Q5. How has Swiggy’s stock performed since its listing?
Ans. Swiggy got listed in November 2024 at INR 420 on NSE and INR 412 on BSE. Since listing on the BSE, the stock has dropped by about 6.5%. While this decline shows some investor caution, Swiggy continues to focus on long-term growth despite short-term challenges.
Q6. What other ESOP allotments did Swiggy make recently?
Ans. Before this latest allotment, Swiggy had already allotted large numbers of shares: 2.61 crore shares in January 2025, 1.71 crore and 8.64 lakh shares in February, and 1.28 crore shares in April, under different ESOP plans. This shows a continuous effort to strengthen employee ownership.
Q7. What financial challenges is Swiggy currently facing?
Ans. Swiggy reported a net loss of INR 1,081.2 crore in Q4 FY25, which is a 95% increase from the previous year. The company’s quick commerce segment, Instamart, contributed heavily to this loss, incurring INR 770.9 crore loss in the same quarter. However, revenue grew 45% to INR 4,410 crore, showing strong business traction.
Q8. What is Swiggy Instamart, and why is it important?
Ans. Swiggy Instamart is the company’s quick commerce grocery delivery service, offering rapid deliveries of everyday items. It is an important part of Swiggy’s strategy to diversify beyond food delivery. Despite heavy losses, the company believes Instamart will become profitable in the future and capture a large market share.
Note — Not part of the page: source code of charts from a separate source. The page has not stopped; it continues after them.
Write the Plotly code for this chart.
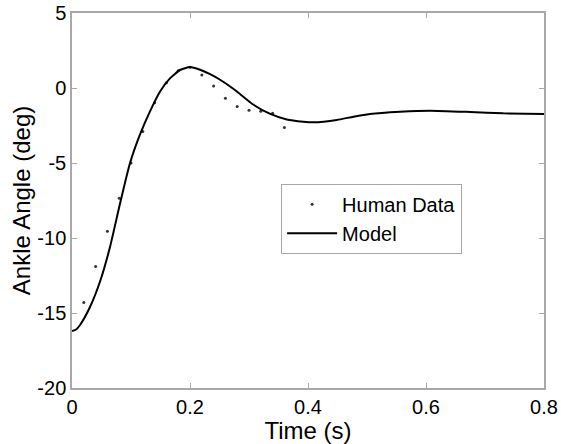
import plotly.graph_objects as go

# Human data (sampled every 0.02 s)
human_t = [0.02, 0.04, 0.06, 0.08, 0.10, 0.12, 0.14, 0.16, 0.18, 0.20, 0.22, 0.24, 0.26, 0.28, 0.30, 0.32, 0.34, 0.36]
human_a = [-14.3, -11.9, -9.55, -7.35, -5.0, -2.9, -0.98, 0.35, 1.15, 1.38, 0.87, 0.13, -0.69, -1.24, -1.49, -1.55, -1.69, -2.64]

# Model curve
model_t = [0.0, 0.007, 0.0136, 0.0305, 0.0475, 0.0644, 0.0814, 0.098, 0.115, 0.132, 0.149, 0.166,
           0.183, 0.2, 0.217, 0.234, 0.251, 0.268, 0.279, 0.307, 0.336, 0.364, 0.392, 0.409,
           0.449, 0.477, 0.505, 0.556, 0.607, 0.675, 0.731, 0.8]
model_a = [-16.2, -16.1, -15.8, -14.6, -12.9, -10.6, -7.7, -5.05, -3.13, -1.58, -0.25, 0.64,
           1.2, 1.4, 1.22, 0.92, 0.55, 0.1, -0.22, -1.1, -1.73, -2.1, -2.25, -2.29,
           -2.13, -1.91, -1.73, -1.58, -1.51, -1.6, -1.69, -1.73]

x_ticks = [0, 0.2, 0.4, 0.6, 0.8]
y_ticks = [-20, -15, -10, -5, 0, 5]

fig = go.Figure()
fig.add_trace(go.Scatter(x=human_t, y=human_a, mode="markers", name="Human Data",
                         marker=dict(size=3, color="#333333")))
fig.add_trace(go.Scatter(x=model_t, y=model_a, mode="lines", name="Model",
                         line=dict(color="black", width=2, shape="spline", smoothing=0.5)))

axis_common = dict(showline=True, linecolor="#a8a8a8", linewidth=1.5, mirror="ticks",
                   ticks="inside", ticklen=5, tickcolor="#a8a8a8", showgrid=False,
                   zeroline=False, automargin=False, tickfont=dict(size=20, color="black"))

fig.update_layout(
    width=561, height=444,
    margin=dict(l=72, r=17, t=13, b=56),
    paper_bgcolor="white", plot_bgcolor="white",
    font=dict(family="Liberation Sans, Arial, sans-serif", color="black"),
    xaxis=dict(range=[0, 0.8], tickvals=x_ticks, ticktext=[str(v) for v in x_ticks],
               title=dict(text="Time (s)", font=dict(size=24), standoff=0), **axis_common),
    yaxis=dict(range=[-20, 5], tickvals=y_ticks, ticktext=[str(v) for v in y_ticks],
               title=dict(text="Ankle Angle (deg)", font=dict(size=24), standoff=0), **axis_common),
    legend=dict(x=0.443, y=0.545, xanchor="left", yanchor="top",
                bordercolor="#a8a8a8", borderwidth=1, bgcolor="white",
                font=dict(size=20), itemwidth=50, tracegroupgap=0),
    showlegend=True,
)

fig.write_html("out.html")
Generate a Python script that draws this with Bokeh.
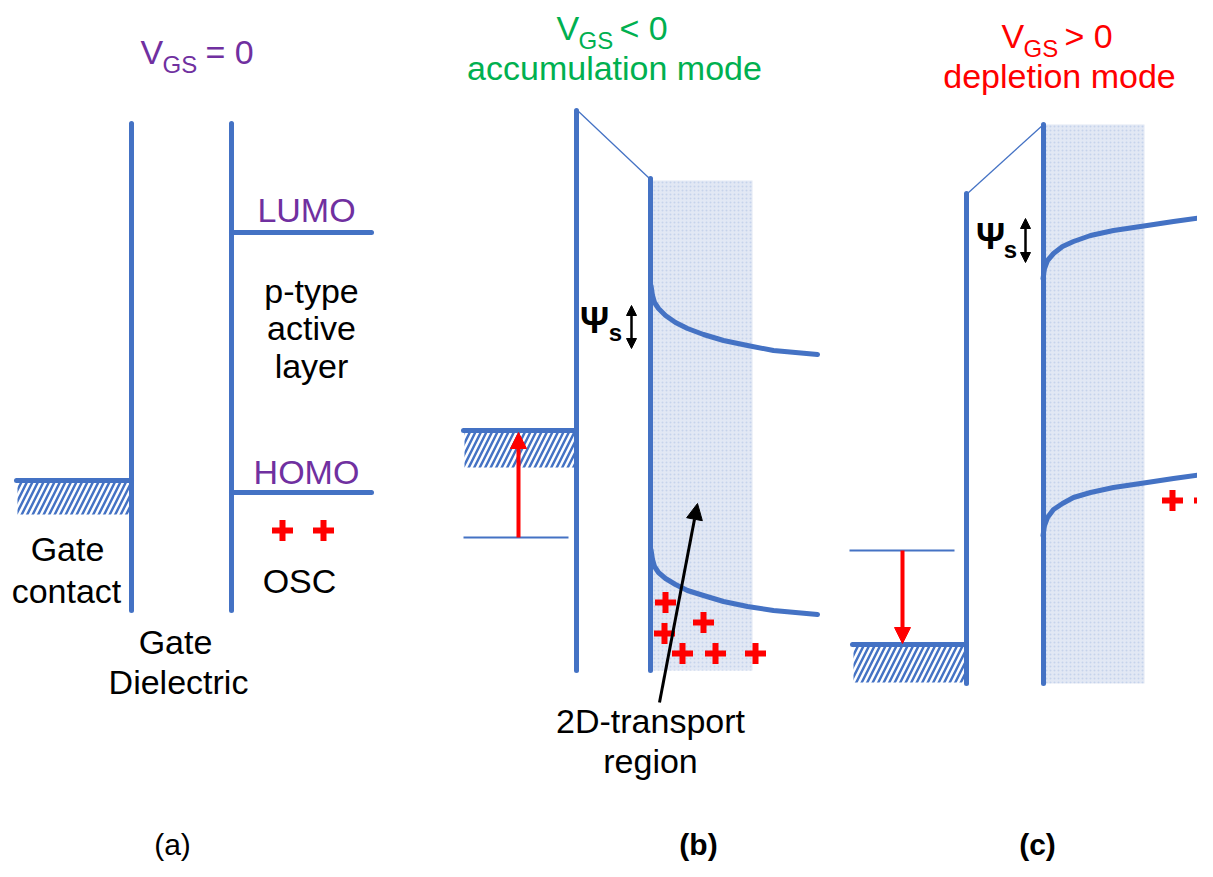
from bokeh.plotting import figure
from bokeh.models import Range1d, Arrow, NormalHead
from bokeh.core.properties import value
from bokeh.embed import file_html
from bokeh.resources import INLINE

BLUE = "#4472C4"
PURPLE = "#7030A0"
GREEN = "#00B050"
RED = "#FF0000"
FONT = value("Liberation Sans")

# ---------------- data (diagram geometry in picture units) ----------------
# thick vertical interfaces: x, y_top, y_bottom
vert_x = [131, 231, 576, 650, 966, 1043]
vert_top = [123, 123, 110, 178, 193, 124]
vert_bot = [610, 610, 670, 670, 683, 683]

# thin oblique lines (dielectric top)
diag_x0 = [577, 967]
diag_y0 = [110, 193]
diag_x1 = [649, 1043]
diag_y1 = [178, 124]

# metal Fermi levels (thick) : x0, x1, y
fermi_x0 = [16, 463, 852]
fermi_x1 = [131, 576, 966]
fermi_y = [480, 430, 644]
# hatched metal region bottoms
hatch_bottom = [514, 467, 682]

# thin reference levels
ref_x0 = [463, 849]
ref_x1 = [568, 954]
ref_y = [537, 550]

# flat LUMO/HOMO in (a)
flat_x0 = [231, 231]
flat_x1 = [371, 371]
flat_y = [232, 492]

# shaded OSC accumulation/depletion regions
shade_left = [652, 1045]
shade_right = [752, 1144]
shade_top = [180, 124]
shade_bottom = [670, 683]

# band bending curves
lumo_b_x = [650.5, 652, 654, 658, 665, 675, 687, 703, 723, 747, 773, 817]
lumo_b_y = [285, 295, 302, 308, 315, 322, 328, 334, 340, 345, 350, 354]
homo_b_x = [650.5, 652, 654, 658, 665, 675, 687, 703, 723, 747, 773, 817]
homo_b_y = [549, 559, 566, 572, 578, 584, 590, 595, 601, 606, 610, 614]
lumo_c_x = [1042.5, 1044, 1047, 1053, 1062, 1073, 1090, 1113, 1140, 1173, 1210]
lumo_c_y = [278, 268, 260, 253, 246, 241, 235, 230, 226, 221, 216]
homo_c_x = [1042.5, 1044, 1047, 1053, 1062, 1073, 1090, 1113, 1140, 1173, 1210]
homo_c_y = [535, 525, 517, 509, 503, 497, 492, 487, 483, 478, 473]

# holes
plus_x = [282, 323, 665, 703, 664, 682, 715, 755, 1172, 1204]
plus_y = [530, 530, 602, 622, 633, 653, 653, 653, 500, 500]

# ---------------- figure ----------------
p = figure(width=1197, height=861, x_range=Range1d(0, 1197), y_range=Range1d(861, 0),
           output_backend="svg", toolbar_location=None, min_border=0,
           x_axis_type=None, y_axis_type=None)
p.grid.visible = False
p.outline_line_color = None
p.background_fill_color = "white"
p.border_fill_color = "white"

# shaded regions
p.quad(left=shade_left, right=shade_right, top=shade_top, bottom=shade_bottom,
       fill_color="#E2E8F4", line_color=None,
       hatch_pattern="dot", hatch_color="#C5D3EC", hatch_scale=4, hatch_weight=1)

# hatched metal
p.quad(left=[a + 1 for a in fermi_x0], right=[b - 2 for b in fermi_x1],
       top=fermi_y, bottom=hatch_bottom, fill_color="white", line_color=None,
       hatch_pattern="/", hatch_color=BLUE, hatch_weight=2.5, hatch_scale=11)

# thick verticals
p.segment(x0=vert_x, y0=vert_top, x1=vert_x, y1=vert_bot, line_color=BLUE,
          line_width=5, line_cap="round")
# thin diagonals
p.segment(x0=diag_x0, y0=diag_y0, x1=diag_x1, y1=diag_y1, line_color=BLUE,
          line_width=1.3)
# Fermi levels
p.segment(x0=fermi_x0, y0=fermi_y, x1=fermi_x1, y1=fermi_y, line_color=BLUE,
          line_width=5, line_cap="round")
# thin reference levels
p.segment(x0=ref_x0, y0=ref_y, x1=ref_x1, y1=ref_y, line_color=BLUE, line_width=2)
# flat bands
p.segment(x0=flat_x0, y0=flat_y, x1=flat_x1, y1=flat_y, line_color=BLUE,
          line_width=5, line_cap="round")

# curved bands
for cx, cy in [(lumo_b_x, lumo_b_y), (homo_b_x, homo_b_y),
               (lumo_c_x, lumo_c_y), (homo_c_x, homo_c_y)]:
    p.line(cx, cy, line_color=BLUE, line_width=5, line_cap="round", line_join="round")

# holes
p.scatter(plus_x, plus_y, marker="cross", size=21, line_width=6, line_color=RED)

# arrows
p.add_layout(Arrow(end=NormalHead(size=16, fill_color=RED, line_color=RED),
                   x_start=518, y_start=537, x_end=518, y_end=432,
                   line_color=RED, line_width=4))
p.add_layout(Arrow(end=NormalHead(size=16, fill_color=RED, line_color=RED),
                   x_start=902, y_start=550, x_end=902, y_end=643,
                   line_color=RED, line_width=4))
p.add_layout(Arrow(end=NormalHead(size=16, fill_color="black", line_color="black"),
                   x_start=659, y_start=702, x_end=697, y_end=503,
                   line_color="black", line_width=3))
for ax, ay0, ay1 in [(631, 305, 348), (1025, 218, 262)]:
    p.add_layout(Arrow(start=NormalHead(size=10, fill_color="black", line_color="black"),
                       end=NormalHead(size=10, fill_color="black", line_color="black"),
                       x_start=ax, y_start=ay0, x_end=ax, y_end=ay1,
                       line_color="black", line_width=2.5))

def txt(x, y, s, color="black", size=34, align="center", style="normal"):
    # y is the wanted baseline; the svg text is drawn a bit lower, compensate
    p.text(x=[x], y=[y - 0.33 * size], text=[s], text_color=color, text_font=FONT,
           text_font_size=f"{size}px", text_align=align, text_baseline="alphabetic",
           text_font_style=style)

# titles
txt(140, 63, "V", PURPLE, align="left")
txt(162, 72, "GS", PURPLE, size=24, align="left")
txt(205, 63, "= 0", PURPLE, align="left")

txt(556, 39, "V", GREEN, align="left")
txt(578, 48, "GS", GREEN, size=24, align="left")
txt(619, 39, "< 0", GREEN, align="left")
txt(614, 79, "accumulation mode", GREEN)

txt(1001, 47, "V", RED, align="left")
txt(1023, 56, "GS", RED, size=24, align="left")
txt(1064, 47, "> 0", RED, align="left")
txt(1059, 87, "depletion mode", RED)

# panel (a) labels
txt(306, 221, "LUMO", PURPLE)
txt(306, 483, "HOMO", PURPLE)
txt(311, 302, "p-type")
txt(311, 339, "active")
txt(311, 377, "layer")
txt(299, 592, "OSC")
txt(67, 560, "Gate")
txt(66, 602, "contact")
txt(175, 653, "Gate")
txt(178, 693, "Dielectric")

# panel (b)/(c) labels
txt(650, 732, "2D-transport")
txt(650, 772, "region")
txt(594, 332, "Ψ", size=36, style="bold")
txt(615, 340, "s", size=24, style="bold")
txt(990, 248, "Ψ", size=36, style="bold")
txt(1010, 257, "s", size=24, style="bold")

# panel letters
txt(172, 854, "(a)", size=30)
txt(698, 854, "(b)", size=30, style="bold")
txt(1037, 854, "(c)", size=30, style="bold")

open("out.html", "w").write(file_html(p, INLINE))
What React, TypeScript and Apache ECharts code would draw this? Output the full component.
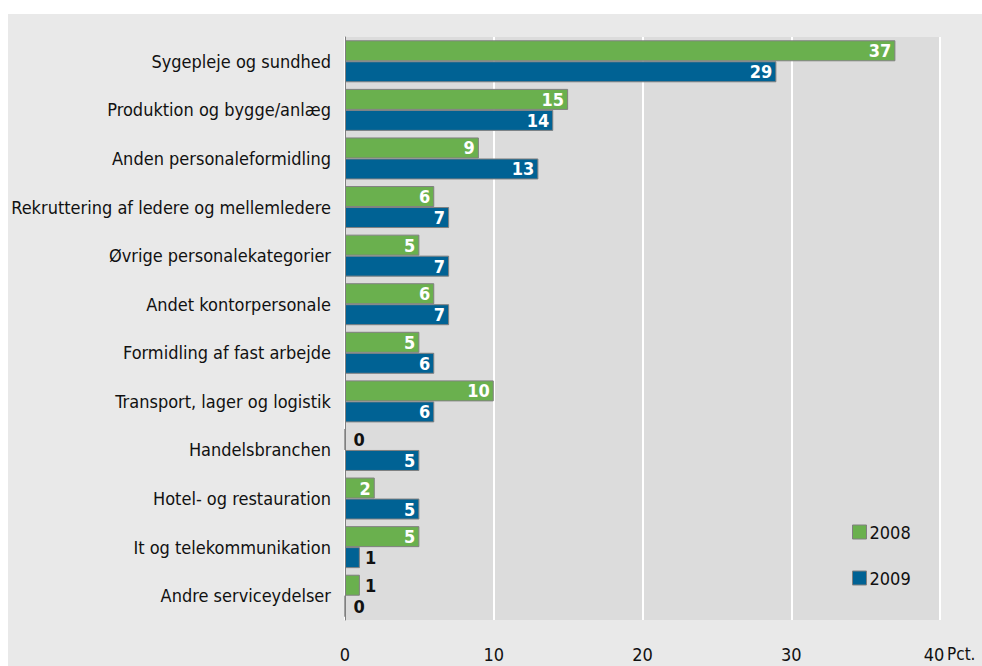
import React, { useEffect, useRef } from "react";
import * as echarts from "echarts";

const categories = [
  "Sygepleje og sundhed",
  "Produktion og bygge/anlæg",
  "Anden personaleformidling",
  "Rekruttering af ledere og mellemledere",
  "Øvrige personalekategorier",
  "Andet kontorpersonale",
  "Formidling af fast arbejde",
  "Transport, lager og logistik",
  "Handelsbranchen",
  "Hotel- og restauration",
  "It og telekommunikation",
  "Andre serviceydelser",
];
const values2008 = [37, 15, 9, 6, 5, 6, 5, 10, 0, 2, 5, 1];
const values2009 = [29, 14, 13, 7, 7, 7, 6, 6, 5, 5, 1, 0];
const seriesNames = ["2008", "2009"];
const xTicks = [0, 10, 20, 30, 40];
const unitLabel = "Pct.";

const FONT = "'DejaVu Sans Condensed', 'Liberation Sans Narrow', 'Open Sans', sans-serif";
const GREEN = "#6ab04e";
const BLUE = "#006294";

function makeData(vals: number[]) {
  return vals.map((v) => ({
    value: v,
    label:
      v >= 2
        ? { show: true, position: "insideRight", color: "#ffffff", distance: 4 }
        : { show: true, position: "right", color: "#111111", distance: v === 0 ? 8 : 5 },
  }));
}

export default function App() {
  const ref = useRef<HTMLDivElement>(null);
  useEffect(() => {
    document.body.style.margin = "0";
    const chart = echarts.init(ref.current!, null, { renderer: "svg" });
    const labelStyle = { fontFamily: FONT, fontSize: 18, fontWeight: "bold" };
    const maxTick = xTicks[xTicks.length - 1];
    chart.setOption({
      animation: false,
      backgroundColor: "#ffffff",
      textStyle: { fontFamily: FONT },
      graphic: [
        {
          type: "rect",
          z: -10,
          shape: { x: 8, y: 14, width: 974, height: 652 },
          style: { fill: "#e9e9e9" },
          silent: true,
        },
        {
          type: "text",
          x: 947,
          y: 654,
          style: {
            text: unitLabel,
            fontFamily: FONT,
            fontSize: 17,
            fill: "#111111",
            verticalAlign: "middle",
            align: "left",
          },
        },
      ],
      grid: {
        left: 345,
        right: 42,
        top: 37,
        bottom: 46,
        show: true,
        backgroundColor: "#dcdcdc",
        borderWidth: 0,
        containLabel: false,
      },
      legend: {
        orient: "vertical",
        left: 847,
        top: 518,
        itemWidth: 14,
        itemHeight: 14,
        itemGap: 28,
        icon: "rect",
        data: seriesNames,
        textStyle: { fontFamily: FONT, fontSize: 18, color: "#111111", padding: [0, 0, 0, -2] },
        itemStyle: { borderColor: "#808080", borderWidth: 1 },
      },
      xAxis: {
        type: "value",
        min: xTicks[0],
        max: maxTick,
        interval: 10,
        axisLine: { show: false },
        axisTick: { show: false },
        splitLine: { show: true, lineStyle: { color: "#ffffff", width: 2 } },
        axisLabel: {
          fontFamily: FONT,
          fontSize: 18,
          color: "#111111",
          margin: 25,
          showMinLabel: true,
          showMaxLabel: true,
          formatter: (v: number) => (v === maxTick ? `{m|${v}}` : `${v}`),
          rich: {
            m: { fontFamily: FONT, fontSize: 18, color: "#111111", padding: [0, 12, 0, 0] },
          },
        },
      },
      yAxis: {
        type: "category",
        data: categories,
        inverse: true,
        axisLine: { show: true, lineStyle: { color: "#808080", width: 1 } },
        axisTick: { show: false },
        axisLabel: {
          fontFamily: FONT,
          fontSize: 18,
          color: "#111111",
          margin: 14,
        },
      },
      series: [
        {
          name: seriesNames[0],
          type: "bar",
          data: makeData(values2008),
          barWidth: 21,
          barGap: "0%",
          itemStyle: { color: GREEN, borderColor: "#808080", borderWidth: 1 },
          label: labelStyle,
        },
        {
          name: seriesNames[1],
          type: "bar",
          data: makeData(values2009),
          barWidth: 21,
          barGap: "0%",
          itemStyle: { color: BLUE, borderColor: "#808080", borderWidth: 1 },
          label: labelStyle,
        },
      ],
    });
    return () => chart.dispose();
  }, []);
  return <div ref={ref} style={{ width: 982, height: 666 }} />;
}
Q9. What new services is Swiggy introducing besides food delivery?
Ans. Swiggy is introducing services like Swiggy Crew, a travel and lifestyle concierge service, and Swiggy Pyng, a home services platform. These new ventures show Swiggy’s focus on expanding into different service areas and finding new revenue streams beyond its core food delivery business.
Q10. What is the future outlook for Swiggy?
Ans. Despite its current losses, Swiggy’s leadership is optimistic. CEO Sriharsha Majety believes that the quick commerce market in India can become a $30 billion to $40 billion opportunity in the next few years. With plans to achieve contribution margin breakeven for Instamart by the end of 2025 and continued employee-focused incentives like ESOPs, Swiggy is betting on strong future growth.